— Start —
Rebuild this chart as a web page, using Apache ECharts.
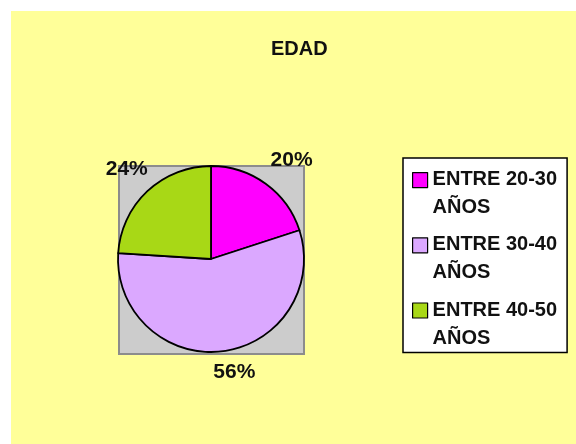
<!DOCTYPE html>
<html>
<head>
<meta charset="utf-8">
<script src="https://cdn.jsdelivr.net/npm/echarts@6/dist/echarts.min.js"></script>
<style>
  html, body { margin: 0; padding: 0; background: #fff; }
  #chart { width: 576px; height: 444px; }
</style>
</head>
<body>
<div id="chart"></div>
<script>
const categories = ['ENTRE 20-30 AÑOS', 'ENTRE 30-40 AÑOS', 'ENTRE 40-50 AÑOS']
const values = [20, 56, 24]
const colors = ['#ff00ff', '#dba8ff', '#a8d816']

const CX = 211
const CY = 259
const R = 93
const total = values.reduce((a, b) => a + b, 0)

const chart = echarts.init(document.getElementById('chart'))
const font = 'Liberation Sans, Arial, sans-serif'

// legend square sits beside the first text line, not centred on both lines
const legendIcon = 'path://M0,7L15,7L15,22L0,22Z M0,0L0,0 M0,56L0,56'

chart.setOption({
  animation: false,
  graphic: [
    {
      type: 'rect',
      z: -10,
      shape: { x: 11, y: 11, width: 565, height: 433 },
      style: { fill: '#ffff99' },
    },
    {
      type: 'rect',
      z: -5,
      shape: { x: 119, y: 166, width: 185, height: 188 },
      style: { fill: '#cccccc', stroke: '#8c8c8c', lineWidth: 2 },
    },
  ],
  title: {
    text: 'EDAD',
    left: 266,
    top: 34,
    textStyle: { fontFamily: font, fontSize: 20, fontWeight: 'bold', color: '#111' },
  },
  legend: {
    orient: 'vertical',
    left: 403,
    top: 158,
    padding: [7, 10, 0, 9],
    itemGap: 8,
    itemWidth: 15,
    itemHeight: 56,
    backgroundColor: '#ffffff',
    borderColor: '#000',
    borderWidth: 1.5,
    icon: legendIcon,
    itemStyle: { borderColor: '#000', borderWidth: 1.2 },
    formatter: (name) => name.replace(' AÑOS', '\nAÑOS'),
    textStyle: { fontFamily: font, fontSize: 20, fontWeight: 'bold', color: '#111', lineHeight: 28 },
  },
  series: [{
    type: 'pie',
    center: [CX, CY],
    radius: R,
    startAngle: 90,
    clockwise: true,
    data: categories.map((name, i) => ({ name, value: values[i], itemStyle: { color: colors[i] } })),
    itemStyle: { borderColor: '#000', borderWidth: 1.8 },
    label: {
      position: 'outside',
      formatter: '{c}%',
      fontFamily: font,
      fontSize: 21,
      fontWeight: 'bold',
      color: '#111',
    },
    labelLine: { show: false },
    // place each label on the slice's middle angle, just clear of the rim
    labelLayout: (params) => {
      const i = params.dataIndex
      const before = values.slice(0, i).reduce((a, b) => a + b, 0)
      const mid = (before + values[i] / 2) / total * Math.PI * 2
      const dx = Math.sin(mid)
      const dy = -Math.cos(mid)
      const w = params.labelRect.width
      const h = params.labelRect.height
      const d = R + 8 + Math.abs(dx) * w / 2 + Math.abs(dy) * h / 2
      const nudge = dx > 0 ? 9 : 0
      return { x: CX + dx * d + nudge, y: CY + dy * d, align: 'center', verticalAlign: 'middle' }
    },
    emphasis: { disabled: true },
  }],
})
</script>
</body>
</html>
— End —
Set task |
Give again, word for word, every line from the top of the data through the line with "const legendIcon = 'path://M0,7L15,7L15,22L0,22Z", both ends included, and exclude the pictures.

Task response |
Rebuild this chart as a web page, using Apache ECharts.
<!DOCTYPE html>
<html>
<head>
<meta charset="utf-8">
<script src="https://cdn.jsdelivr.net/npm/echarts@6/dist/echarts.min.js"></script>
<style>
  html, body { margin: 0; padding: 0; background: #fff; }
  #chart { width: 576px; height: 444px; }
</style>
</head>
<body>
<div id="chart"></div>
<script>
const categories = ['ENTRE 20-30 AÑOS', 'ENTRE 30-40 AÑOS', 'ENTRE 40-50 AÑOS']
const values = [20, 56, 24]
const colors = ['#ff00ff', '#dba8ff', '#a8d816']

const CX = 211
const CY = 259
const R = 93
const total = values.reduce((a, b) => a + b, 0)

const chart = echarts.init(document.getElementById('chart'))
const font = 'Liberation Sans, Arial, sans-serif'

// legend square sits beside the first text line, not centred on both lines
const legendIcon = 'path://M0,7L15,7L15,22L0,22Z M0,0L0,0 M0,56L0,56'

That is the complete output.